The default B2B site speaks in two registers: a generic homepage and a gated demo form. Everything in between is product copy. Once a prospect becomes a customer, the site stops talking to them entirely. That is a missed compounding asset. Per Gartner research on B2B buying, the buying committee returns to vendor sites repeatedly across the cycle, and post-purchase committees keep returning during expansion conversations. A site that recognizes them every time builds the trust that retention depends on.

What does a relationship-grade site look like?

It recognizes the account on arrival, references the most recent conversation, surfaces the next-best resource for that buying-committee role, and quietly nudges the buying group toward the next decision. It does this for prospects, customers, and lapsed accounts alike, with different content for each. The mechanics are not magic. They are first-party identity resolution, an account-tiered content library, and a shared definition of engaged session across marketing, sales, and customer success.


Five mechanisms that turn personalization into retention

1. Persistent account-level recognition

Every visit gets resolved to an account using reverse IP lookup, first-party cookies, and form-based identity capture. The same account ID flows from marketing into sales into customer success.
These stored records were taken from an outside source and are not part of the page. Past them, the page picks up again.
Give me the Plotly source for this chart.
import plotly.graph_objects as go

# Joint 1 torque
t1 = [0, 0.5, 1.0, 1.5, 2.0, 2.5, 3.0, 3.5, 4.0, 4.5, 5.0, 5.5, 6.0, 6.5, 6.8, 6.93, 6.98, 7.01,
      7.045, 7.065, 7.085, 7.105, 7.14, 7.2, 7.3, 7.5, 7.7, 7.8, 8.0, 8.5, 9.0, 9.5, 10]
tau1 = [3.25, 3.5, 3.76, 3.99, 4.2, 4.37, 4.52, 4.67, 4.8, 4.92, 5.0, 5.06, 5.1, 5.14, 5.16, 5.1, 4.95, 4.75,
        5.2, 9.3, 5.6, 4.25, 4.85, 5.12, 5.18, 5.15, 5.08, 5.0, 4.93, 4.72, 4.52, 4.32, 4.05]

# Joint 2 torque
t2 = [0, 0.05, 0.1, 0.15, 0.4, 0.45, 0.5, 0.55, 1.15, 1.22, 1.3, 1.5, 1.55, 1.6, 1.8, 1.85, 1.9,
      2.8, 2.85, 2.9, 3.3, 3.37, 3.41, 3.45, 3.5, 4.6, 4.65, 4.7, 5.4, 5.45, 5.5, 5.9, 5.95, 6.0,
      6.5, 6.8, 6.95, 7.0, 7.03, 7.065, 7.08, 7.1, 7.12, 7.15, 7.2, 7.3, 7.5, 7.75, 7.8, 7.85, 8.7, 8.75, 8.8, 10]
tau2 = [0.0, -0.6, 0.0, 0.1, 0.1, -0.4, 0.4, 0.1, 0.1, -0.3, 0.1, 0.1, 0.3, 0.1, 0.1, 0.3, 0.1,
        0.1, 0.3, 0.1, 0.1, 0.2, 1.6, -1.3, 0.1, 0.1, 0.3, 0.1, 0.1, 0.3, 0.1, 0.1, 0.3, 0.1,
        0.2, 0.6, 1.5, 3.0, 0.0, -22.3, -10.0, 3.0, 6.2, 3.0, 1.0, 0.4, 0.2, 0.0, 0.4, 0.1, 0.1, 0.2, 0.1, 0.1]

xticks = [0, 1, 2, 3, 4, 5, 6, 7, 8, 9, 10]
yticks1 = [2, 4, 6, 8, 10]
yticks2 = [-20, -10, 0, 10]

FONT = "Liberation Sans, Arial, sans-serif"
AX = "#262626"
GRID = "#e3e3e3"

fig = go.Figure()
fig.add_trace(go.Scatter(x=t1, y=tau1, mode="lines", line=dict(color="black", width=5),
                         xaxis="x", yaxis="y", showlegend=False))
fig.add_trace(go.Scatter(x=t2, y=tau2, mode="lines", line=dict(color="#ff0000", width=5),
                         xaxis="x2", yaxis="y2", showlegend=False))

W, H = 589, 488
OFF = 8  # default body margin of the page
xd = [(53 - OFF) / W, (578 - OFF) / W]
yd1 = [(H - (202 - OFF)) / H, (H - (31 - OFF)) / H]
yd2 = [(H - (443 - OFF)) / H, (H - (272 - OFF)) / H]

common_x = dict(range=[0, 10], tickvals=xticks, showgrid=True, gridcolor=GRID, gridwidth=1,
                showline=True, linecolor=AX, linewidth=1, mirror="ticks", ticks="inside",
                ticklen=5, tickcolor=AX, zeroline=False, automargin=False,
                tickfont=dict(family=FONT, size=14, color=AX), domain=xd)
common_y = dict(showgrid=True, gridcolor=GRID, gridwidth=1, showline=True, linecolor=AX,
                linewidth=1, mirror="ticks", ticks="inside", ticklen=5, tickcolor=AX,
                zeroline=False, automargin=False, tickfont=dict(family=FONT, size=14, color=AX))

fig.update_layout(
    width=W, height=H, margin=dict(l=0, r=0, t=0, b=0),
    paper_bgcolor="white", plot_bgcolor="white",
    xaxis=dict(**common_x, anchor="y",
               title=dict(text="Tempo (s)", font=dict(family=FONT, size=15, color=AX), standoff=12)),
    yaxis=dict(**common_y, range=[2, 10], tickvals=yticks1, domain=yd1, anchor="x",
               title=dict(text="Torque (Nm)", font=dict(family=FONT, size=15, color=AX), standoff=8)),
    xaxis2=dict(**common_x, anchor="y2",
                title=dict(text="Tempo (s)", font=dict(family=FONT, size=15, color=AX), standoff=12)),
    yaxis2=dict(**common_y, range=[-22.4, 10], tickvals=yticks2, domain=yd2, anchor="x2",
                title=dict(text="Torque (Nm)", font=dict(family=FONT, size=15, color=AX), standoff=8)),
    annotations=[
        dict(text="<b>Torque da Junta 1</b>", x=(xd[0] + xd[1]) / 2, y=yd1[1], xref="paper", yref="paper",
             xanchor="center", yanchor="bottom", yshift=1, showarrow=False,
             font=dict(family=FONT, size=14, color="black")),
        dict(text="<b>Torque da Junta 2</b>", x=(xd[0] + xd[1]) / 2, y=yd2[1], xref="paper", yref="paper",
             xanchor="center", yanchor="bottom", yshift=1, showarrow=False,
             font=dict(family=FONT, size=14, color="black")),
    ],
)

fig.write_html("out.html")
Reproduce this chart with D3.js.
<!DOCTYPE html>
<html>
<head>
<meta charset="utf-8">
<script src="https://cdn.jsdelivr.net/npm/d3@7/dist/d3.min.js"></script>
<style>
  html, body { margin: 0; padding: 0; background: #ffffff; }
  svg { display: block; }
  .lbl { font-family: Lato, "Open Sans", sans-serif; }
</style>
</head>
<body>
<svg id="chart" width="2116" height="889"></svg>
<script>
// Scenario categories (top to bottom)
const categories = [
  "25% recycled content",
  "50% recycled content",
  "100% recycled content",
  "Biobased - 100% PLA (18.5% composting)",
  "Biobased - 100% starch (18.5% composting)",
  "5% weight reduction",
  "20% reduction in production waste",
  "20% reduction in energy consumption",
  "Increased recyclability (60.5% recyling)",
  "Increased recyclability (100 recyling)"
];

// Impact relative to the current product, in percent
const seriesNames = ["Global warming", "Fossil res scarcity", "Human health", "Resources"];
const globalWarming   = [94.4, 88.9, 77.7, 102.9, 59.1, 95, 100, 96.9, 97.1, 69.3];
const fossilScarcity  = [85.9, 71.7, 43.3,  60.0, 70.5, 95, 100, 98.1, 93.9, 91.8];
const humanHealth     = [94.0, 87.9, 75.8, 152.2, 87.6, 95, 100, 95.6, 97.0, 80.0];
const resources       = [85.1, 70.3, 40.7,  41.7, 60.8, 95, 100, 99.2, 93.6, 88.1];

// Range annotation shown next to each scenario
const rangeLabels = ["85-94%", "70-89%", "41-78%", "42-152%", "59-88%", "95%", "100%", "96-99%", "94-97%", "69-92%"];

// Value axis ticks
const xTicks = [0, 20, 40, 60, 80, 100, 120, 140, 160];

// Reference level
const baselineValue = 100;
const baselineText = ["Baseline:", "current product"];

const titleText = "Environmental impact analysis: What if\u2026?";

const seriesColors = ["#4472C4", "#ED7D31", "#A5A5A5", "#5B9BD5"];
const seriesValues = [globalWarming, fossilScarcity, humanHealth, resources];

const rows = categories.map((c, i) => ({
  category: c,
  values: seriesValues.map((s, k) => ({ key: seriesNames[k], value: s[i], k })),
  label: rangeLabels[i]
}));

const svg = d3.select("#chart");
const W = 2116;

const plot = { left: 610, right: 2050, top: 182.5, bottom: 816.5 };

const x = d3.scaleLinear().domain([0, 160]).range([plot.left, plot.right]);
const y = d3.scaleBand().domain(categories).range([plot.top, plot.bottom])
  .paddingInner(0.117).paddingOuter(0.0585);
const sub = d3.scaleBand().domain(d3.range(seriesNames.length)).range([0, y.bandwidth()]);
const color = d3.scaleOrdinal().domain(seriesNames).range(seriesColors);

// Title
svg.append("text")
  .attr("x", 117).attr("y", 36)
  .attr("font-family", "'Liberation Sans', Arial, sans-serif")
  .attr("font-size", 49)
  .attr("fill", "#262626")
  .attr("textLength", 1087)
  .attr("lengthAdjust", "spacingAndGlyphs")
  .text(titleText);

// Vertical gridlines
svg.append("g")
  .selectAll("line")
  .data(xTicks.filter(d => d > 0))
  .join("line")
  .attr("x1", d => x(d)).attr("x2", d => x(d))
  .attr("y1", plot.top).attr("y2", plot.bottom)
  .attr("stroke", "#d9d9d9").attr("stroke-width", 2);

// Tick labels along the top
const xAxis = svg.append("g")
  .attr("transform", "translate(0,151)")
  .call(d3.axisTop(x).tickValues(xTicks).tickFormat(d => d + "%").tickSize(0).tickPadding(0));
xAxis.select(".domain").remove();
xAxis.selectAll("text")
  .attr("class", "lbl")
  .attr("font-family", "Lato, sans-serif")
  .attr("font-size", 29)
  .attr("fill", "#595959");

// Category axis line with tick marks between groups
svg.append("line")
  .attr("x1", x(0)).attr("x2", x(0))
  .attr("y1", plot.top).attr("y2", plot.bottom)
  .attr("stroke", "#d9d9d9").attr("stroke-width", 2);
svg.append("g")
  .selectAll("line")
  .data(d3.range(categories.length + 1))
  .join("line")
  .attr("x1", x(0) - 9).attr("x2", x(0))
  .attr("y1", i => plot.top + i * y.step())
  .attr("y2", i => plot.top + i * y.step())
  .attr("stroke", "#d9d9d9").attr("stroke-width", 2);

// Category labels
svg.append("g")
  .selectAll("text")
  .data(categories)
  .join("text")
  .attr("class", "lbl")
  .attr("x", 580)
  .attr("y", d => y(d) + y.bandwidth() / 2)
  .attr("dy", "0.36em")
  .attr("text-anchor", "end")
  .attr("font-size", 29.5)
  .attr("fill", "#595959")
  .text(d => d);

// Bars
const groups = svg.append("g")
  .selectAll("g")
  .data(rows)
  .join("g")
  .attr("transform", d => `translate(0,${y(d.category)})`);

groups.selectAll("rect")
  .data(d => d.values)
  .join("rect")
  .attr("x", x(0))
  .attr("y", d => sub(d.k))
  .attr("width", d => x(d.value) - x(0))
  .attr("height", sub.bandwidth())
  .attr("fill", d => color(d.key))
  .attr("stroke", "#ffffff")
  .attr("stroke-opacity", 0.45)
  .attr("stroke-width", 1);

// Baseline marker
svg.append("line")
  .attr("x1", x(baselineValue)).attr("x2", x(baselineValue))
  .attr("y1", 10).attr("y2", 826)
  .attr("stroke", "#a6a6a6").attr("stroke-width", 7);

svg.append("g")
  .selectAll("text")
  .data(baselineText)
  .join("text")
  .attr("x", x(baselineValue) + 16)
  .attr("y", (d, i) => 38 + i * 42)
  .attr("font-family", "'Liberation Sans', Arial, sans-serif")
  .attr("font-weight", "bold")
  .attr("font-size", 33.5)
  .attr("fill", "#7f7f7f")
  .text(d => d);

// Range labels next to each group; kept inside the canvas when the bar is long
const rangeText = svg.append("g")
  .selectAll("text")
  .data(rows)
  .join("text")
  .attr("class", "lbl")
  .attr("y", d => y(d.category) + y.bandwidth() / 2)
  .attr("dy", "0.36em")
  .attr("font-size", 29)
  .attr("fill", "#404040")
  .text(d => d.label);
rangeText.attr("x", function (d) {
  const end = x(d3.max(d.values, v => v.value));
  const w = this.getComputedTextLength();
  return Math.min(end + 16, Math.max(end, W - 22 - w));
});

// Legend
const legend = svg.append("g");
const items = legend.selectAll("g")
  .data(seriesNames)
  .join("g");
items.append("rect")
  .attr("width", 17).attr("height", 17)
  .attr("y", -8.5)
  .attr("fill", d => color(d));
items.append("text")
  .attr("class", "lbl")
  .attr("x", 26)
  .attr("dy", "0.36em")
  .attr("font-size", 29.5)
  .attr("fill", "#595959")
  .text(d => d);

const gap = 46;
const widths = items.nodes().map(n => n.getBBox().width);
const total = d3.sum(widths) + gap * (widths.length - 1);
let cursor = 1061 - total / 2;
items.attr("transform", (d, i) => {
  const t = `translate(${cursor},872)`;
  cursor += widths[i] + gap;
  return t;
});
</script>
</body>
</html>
Per Forrester research on revenue alignment, persistent account-level identity is the single largest unlock for cross-team coordination, and the same plumbing powers personalization at every stage of the lifecycle.

2. Lifecycle-aware messaging spines

Prospect spines speak to a problem the buyer is actively researching. Customer spines speak to expansion, adoption, and a renewal narrative. Lapsed spines speak to what changed since the last conversation. Each spine is owned by a different team, but they share the same identity model and the same engagement signals.

3. Buying-committee role surfacing

Per Gartner research, the average B2B buying committee is 6 to 11 people. A site that surfaces a different proof point for the economic buyer than for the technical buyer earns repeat visits from both. The page does not need to be different. The hero, the social proof, and the next-step CTA can adapt while the rest of the page stays static.

4. First-party intent over third-party guesswork

The cleanest signal of where an account is in their journey is what they did on your own properties. Page sequence, content depth, return frequency, and the buying-committee roles engaged. A focus on first-party intent data compounds with every visit. Third-party intent is a useful supplement, not a foundation.

5. Quiet, useful nudges

The personalization layer should never feel performative. The best nudges are quiet: a relevant case study surfaced where a generic banner used to live, a section reordered so the most relevant proof point sits above the fold, an embedded resource that anticipates the next question. According to the Epsilon personalization research, buyers reward relevance and punish surveillance. The line is not subtle. Test for it.


The metrics that prove relationship personalization is working

What should the team measure weekly?

Account engagement breadth (number of distinct buying-committee roles engaged per account), engaged session rate by tier, return-visit rate, and customer health proxies (login cadence, support ticket sentiment, NPS).

What should the executive scorecard show monthly?

Influenced pipeline from engaged accounts, expansion ARR by engaged-account cohort, gross retention by engaged-account cohort, and a narrative of which content surfaces drove which conversation. Per Salesforce State of Marketing research, the leaders rebuild this scorecard quarterly to keep it honest.

How do we attribute retention lift to personalization specifically?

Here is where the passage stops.